On Saturday morning, our first stop was at the home of Benjamin Harrison, the 23rd President of the United States. Brigadier General Harrison, as he preferred to be addressed, is the only US President from Indiana, although the state has produced six United States Vice Presidents. We had a tour that lasted over an hour and we traipsed all over that house. Only one room was cordoned off. The formal parlor was off limits because the rug in that room was original and they don’t want thousands of people stomping all over it. Benjamin Harrison was the grandson of William Henry Harrison, the ninth president and the one whose tenure in the White House was very short since he took ill immediately and died after only one month in office. Most of the furniture in the home belonged to the Harrison family. The home is very large and beautiful and our visit was time well spent. By the way, President Harrison was the last president to have a full beard.
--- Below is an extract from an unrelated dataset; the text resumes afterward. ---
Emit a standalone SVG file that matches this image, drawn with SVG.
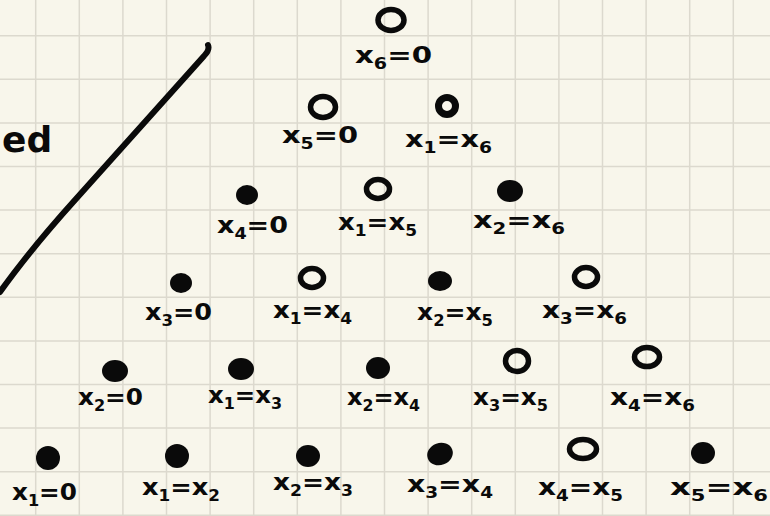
<svg xmlns="http://www.w3.org/2000/svg" width="770" height="516" viewBox="0 0 770 516">
<defs>
<style>
.bg{fill:#f8f6eb}
.grid{stroke:#dcd9ce;stroke-width:1.5;fill:none}
.open{fill:none;stroke:#0a0a0a;stroke-width:5.5}
.dot{fill:#0a0a0a}
.lbl{font-family:"DejaVu Sans","Liberation Sans",sans-serif;font-weight:bold;font-size:23px;fill:#0a0a0a}
.sub{font-size:15px}
.ink{fill:none;stroke:#0a0a0a;stroke-width:6;stroke-linecap:round;stroke-linejoin:round}
</style>
</defs>
<rect class="bg" x="0" y="0" width="770" height="516"/>
<g id="grid">
<path class="grid" d="M35.7 0V516M79.3 0V516M122.9 0V516M166.5 0V516M210.1 0V516M253.7 0V516M297.3 0V516M340.9 0V516M384.5 0V516M428.1 0V516M471.7 0V516M515.3 0V516M558.9 0V516M602.5 0V516M646.1 0V516M689.7 0V516M733.3 0V516M0 35.7H770M0 79.3H770M0 122.9H770M0 166.5H770M0 210.1H770M0 253.7H770M0 297.3H770M0 340.9H770M0 384.5H770M0 428.1H770M0 471.7H770M0 515.3H770"/>
</g>
<g id="stroke">
<path class="ink" d="M208 45 Q210 50 204 56 L75 200 Q30 250 0 292"/>
<text class="lbl" x="2" y="152" style="font-size:36px">ed</text>
</g>
<g id="connectors"></g>
<g id="n-x6-0"><ellipse class="open" cx="391" cy="20" rx="13" ry="10.5"/><text class="lbl" x="355" y="63" textLength="77" lengthAdjust="spacingAndGlyphs">x<tspan class="sub" dy="6">6</tspan><tspan dy="-6">=0</tspan></text></g>
<g id="n-x5-0"><ellipse class="open" cx="323" cy="107" rx="12.5" ry="10.5"/><text class="lbl" x="282" y="143" textLength="76" lengthAdjust="spacingAndGlyphs">x<tspan class="sub" dy="6">5</tspan><tspan dy="-6">=0</tspan></text></g>
<g id="n-x1-x6"><ellipse class="open" cx="447" cy="106" rx="8.5" ry="8.5" style="stroke-width:7"/><text class="lbl" x="405" y="147" textLength="87" lengthAdjust="spacingAndGlyphs">x<tspan class="sub" dy="6">1</tspan><tspan dy="-6">=x</tspan><tspan class="sub" dy="6">6</tspan></text></g>
<g id="n-x4-0"><ellipse class="dot" cx="247" cy="195" rx="11" ry="10"/><text class="lbl" x="217" y="233" textLength="71" lengthAdjust="spacingAndGlyphs">x<tspan class="sub" dy="6">4</tspan><tspan dy="-6">=0</tspan></text></g>
<g id="n-x1-x5"><ellipse class="open" cx="378" cy="189" rx="11.5" ry="9.5"/><text class="lbl" x="338" y="230" textLength="79" lengthAdjust="spacingAndGlyphs">x<tspan class="sub" dy="6">1</tspan><tspan dy="-6">=x</tspan><tspan class="sub" dy="6">5</tspan></text></g>
<g id="n-x2-x6"><ellipse class="dot" cx="510" cy="191" rx="13" ry="11"/><text class="lbl" x="473" y="228" textLength="92" lengthAdjust="spacingAndGlyphs">x<tspan class="sub" dy="6">2</tspan><tspan dy="-6">=x</tspan><tspan class="sub" dy="6">6</tspan></text></g>
<g id="n-x3-0"><ellipse class="dot" cx="181" cy="283" rx="11" ry="10"/><text class="lbl" x="145" y="320" textLength="67" lengthAdjust="spacingAndGlyphs">x<tspan class="sub" dy="6">3</tspan><tspan dy="-6">=0</tspan></text></g>
<g id="n-x1-x4"><ellipse class="open" cx="312" cy="278" rx="11.5" ry="9.5"/><text class="lbl" x="273" y="318" textLength="79" lengthAdjust="spacingAndGlyphs">x<tspan class="sub" dy="6">1</tspan><tspan dy="-6">=x</tspan><tspan class="sub" dy="6">4</tspan></text></g>
<g id="n-x2-x5"><ellipse class="dot" cx="440" cy="281" rx="12" ry="10"/><text class="lbl" x="417" y="320" textLength="76" lengthAdjust="spacingAndGlyphs">x<tspan class="sub" dy="6">2</tspan><tspan dy="-6">=x</tspan><tspan class="sub" dy="6">5</tspan></text></g>
<g id="n-x3-x6"><ellipse class="open" cx="586" cy="277" rx="11.5" ry="9.5"/><text class="lbl" x="542" y="318" textLength="85" lengthAdjust="spacingAndGlyphs">x<tspan class="sub" dy="6">3</tspan><tspan dy="-6">=x</tspan><tspan class="sub" dy="6">6</tspan></text></g>
<g id="n-x2-0"><ellipse class="dot" cx="115" cy="371" rx="13" ry="11"/><text class="lbl" x="78" y="405" textLength="65" lengthAdjust="spacingAndGlyphs">x<tspan class="sub" dy="6">2</tspan><tspan dy="-6">=0</tspan></text></g>
<g id="n-x1-x3"><ellipse class="dot" cx="241" cy="369" rx="13" ry="11"/><text class="lbl" x="208" y="403" textLength="74" lengthAdjust="spacingAndGlyphs">x<tspan class="sub" dy="6">1</tspan><tspan dy="-6">=x</tspan><tspan class="sub" dy="6">3</tspan></text></g>
<g id="n-x2-x4"><ellipse class="dot" cx="378" cy="368" rx="12" ry="11"/><text class="lbl" x="347" y="405" textLength="73" lengthAdjust="spacingAndGlyphs">x<tspan class="sub" dy="6">2</tspan><tspan dy="-6">=x</tspan><tspan class="sub" dy="6">4</tspan></text></g>
<g id="n-x3-x5"><ellipse class="open" cx="517" cy="361" rx="11.5" ry="10.5"/><text class="lbl" x="473" y="405" textLength="75" lengthAdjust="spacingAndGlyphs">x<tspan class="sub" dy="6">3</tspan><tspan dy="-6">=x</tspan><tspan class="sub" dy="6">5</tspan></text></g>
<g id="n-x4-x6"><ellipse class="open" cx="647" cy="357" rx="12.5" ry="9.5"/><text class="lbl" x="610" y="405" textLength="85" lengthAdjust="spacingAndGlyphs">x<tspan class="sub" dy="6">4</tspan><tspan dy="-6">=x</tspan><tspan class="sub" dy="6">6</tspan></text></g>
<g id="n-x1-0"><ellipse class="dot" cx="48" cy="458" rx="12" ry="12"/><text class="lbl" x="12" y="500" textLength="65" lengthAdjust="spacingAndGlyphs">x<tspan class="sub" dy="6">1</tspan><tspan dy="-6">=0</tspan></text></g>
<g id="n-x1-x2"><ellipse class="dot" cx="177" cy="456" rx="12" ry="12"/><text class="lbl" x="142" y="495" textLength="78" lengthAdjust="spacingAndGlyphs">x<tspan class="sub" dy="6">1</tspan><tspan dy="-6">=x</tspan><tspan class="sub" dy="6">2</tspan></text></g>
<g id="n-x2-x3"><ellipse class="dot" cx="308" cy="456" rx="12" ry="11"/><text class="lbl" x="273" y="490" textLength="80" lengthAdjust="spacingAndGlyphs">x<tspan class="sub" dy="6">2</tspan><tspan dy="-6">=x</tspan><tspan class="sub" dy="6">3</tspan></text></g>
<g id="n-x3-x4"><ellipse class="dot" cx="440" cy="454" rx="13" ry="11" transform="rotate(-20 440 454)"/><text class="lbl" x="407" y="492" textLength="86" lengthAdjust="spacingAndGlyphs">x<tspan class="sub" dy="6">3</tspan><tspan dy="-6">=x</tspan><tspan class="sub" dy="6">4</tspan></text></g>
<g id="n-x4-x5"><ellipse class="open" cx="583" cy="449" rx="13.5" ry="9.5"/><text class="lbl" x="538" y="495" textLength="85" lengthAdjust="spacingAndGlyphs">x<tspan class="sub" dy="6">4</tspan><tspan dy="-6">=x</tspan><tspan class="sub" dy="6">5</tspan></text></g>
<g id="n-x5-x6"><ellipse class="dot" cx="703" cy="453" rx="12" ry="11"/><text class="lbl" x="670" y="495" textLength="98" lengthAdjust="spacingAndGlyphs">x<tspan class="sub" dy="6">5</tspan><tspan dy="-6">=x</tspan><tspan class="sub" dy="6">6</tspan></text></g>
</svg>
In the many paintings around the house, he looks like, with a quick change of clothes, he could be in the band ZZ Top.
Nehemiah was our next Uber driver, and he took us to Speedway, Indiana. (Yes, there really is a town by that name.) We originally did not plan to visit the Indianapolis Motor Speedway (AKA “The Brickyard”), but we gave in to pressure from absolutely EVERYONE in town and headed to the Indy 500 Hall of Fame. Talk about a fish out of water! I could not possibly care any less about any sport, but I so love old cars, so I figured I’d enjoy it from that standpoint. We ended up having a really good time. Logan drove the three lap simulator car and got the car up to an average of 253 miles per hour. Pro tip: hit the ditch when you see him driving around town.
You may be curious about how big “The Brickyard” actually is. Then again, you may not be, but I need to wrap this post up somehow, and this seems like a pretty interesting way to do that. So, just for fun, I am going to tell you what world famous places can fit easily in the center of the track at the same time with room to spare. Here goes: Churchill Downs, Vatican City, the Rose Bowl Stadium, the Taj Mahal, the Roman Colesseum, the White House, Liberty Island, and Yankee Stadium. Yeah, it’s that big!